Hoohm / dropSeqPipe

A SingleCell RNASeq pre-processing snakemake workflow
Creative Commons Attribution Share Alike 4.0 International
147 stars 47 forks source link

A rule for FASTQ merging #19

Closed pwl closed 6 years ago

pwl commented 6 years ago

The data I'm analyzing comes in a form of several fastq files, like so

sample1_S11_L001_R1_001.fastq.gz
sample1_S11_L001_R2_001.fastq.gz
sample1_S11_L002_R1_001.fastq.gz
sample1_S11_L002_R2_001.fastq.gz
sample1_S11_L003_R1_001.fastq.gz
sample1_S11_L003_R2_001.fastq.gz
sample1_S11_L004_R1_001.fastq.gz
sample1_S11_L004_R2_001.fastq.gz

The current version of dropSeqPipe only allows for one fastq file per sample per read so I'm basically merging all the files by hand into sample1_R{1,2}.fastq.gz before running your pipeline. Do you think it would make sense to add a rule for merging several fastq with the same root name like sample1 in the above case? I'm fine merging them by hand but adding a rule would allow to run the merging in parallel to, say, index generation.

seb-mueller commented 6 years ago

This looks like Next-Seq generated data. In my opinion it is to best pool those independently followinging the Unix philosophy (do one thing and do it well). But that's just my opinion.

As for your example. In fact, if you have control over sequencing process, you can pool do this automatically in the bcl conversion step using bcl2fastq:

bcl2fastq2 --no-lane-splitting

If you don't, I've written a small script that might help you with this.

pooling_nextseq500_multisample.sh PATH
pwl commented 6 years ago

I'm already merging the files like so

        find /input -name "$sample_*$r*.fastq.gz" \
            | sort \
            | xargs zcat \
            | gzip --fast \
                   > $data/"${sample}_$r.fastq.gz"

and no, I've got no control on how the reads are pooled.

I agree with you, perhaps that sort of pooling should best be left for the user, as there are many possible naming conventions and ways to marge this data. Thansk again for a comment!

pwl commented 6 years ago

By the way, I just stumbled onto this post: https://stackoverflow.com/a/26739957. Looks like you can simply concatenate gzip files, which is waaay faster then unpacking, concatenating and compressing them. So now I simply do

        find /input  \
             -type f \
             -name "${sample}_*$r*.fastq.gz" \
            | sort | xargs cat \
                    > $data/"${sample}_$r.fastq.gz"

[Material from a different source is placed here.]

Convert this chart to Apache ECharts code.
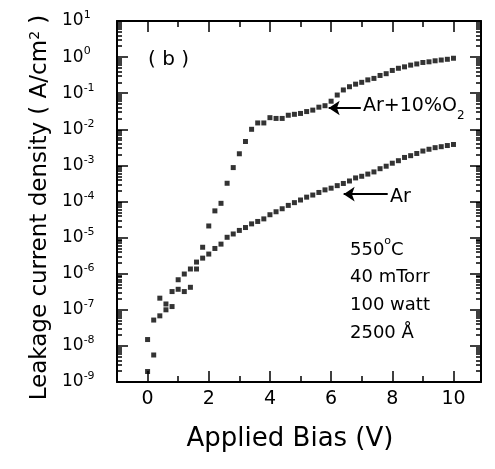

It's orders of magnitude faster, and basically purely IO bound.

EDIT: I forgot the sort and added brackets around sample.

seb-mueller commented 6 years ago

I think this has been discussed a lot and just concatenating would indeed save a lot of effort. However, I remember having seen reports of not all programs coping with this properly, could only pull out this quickly. Maybe this has changed, I'd love to see an actual test to prove this is sufficient (which might well be true). I guess keeping an eye on read counts should be sufficient anyway.

Hoohm commented 6 years ago

I was gonna say the same thing, just cat the files, although be careful of the order!

pwl commented 6 years ago

I'm happy to report that dropSeqPipe works just fine with concatenated gzip files.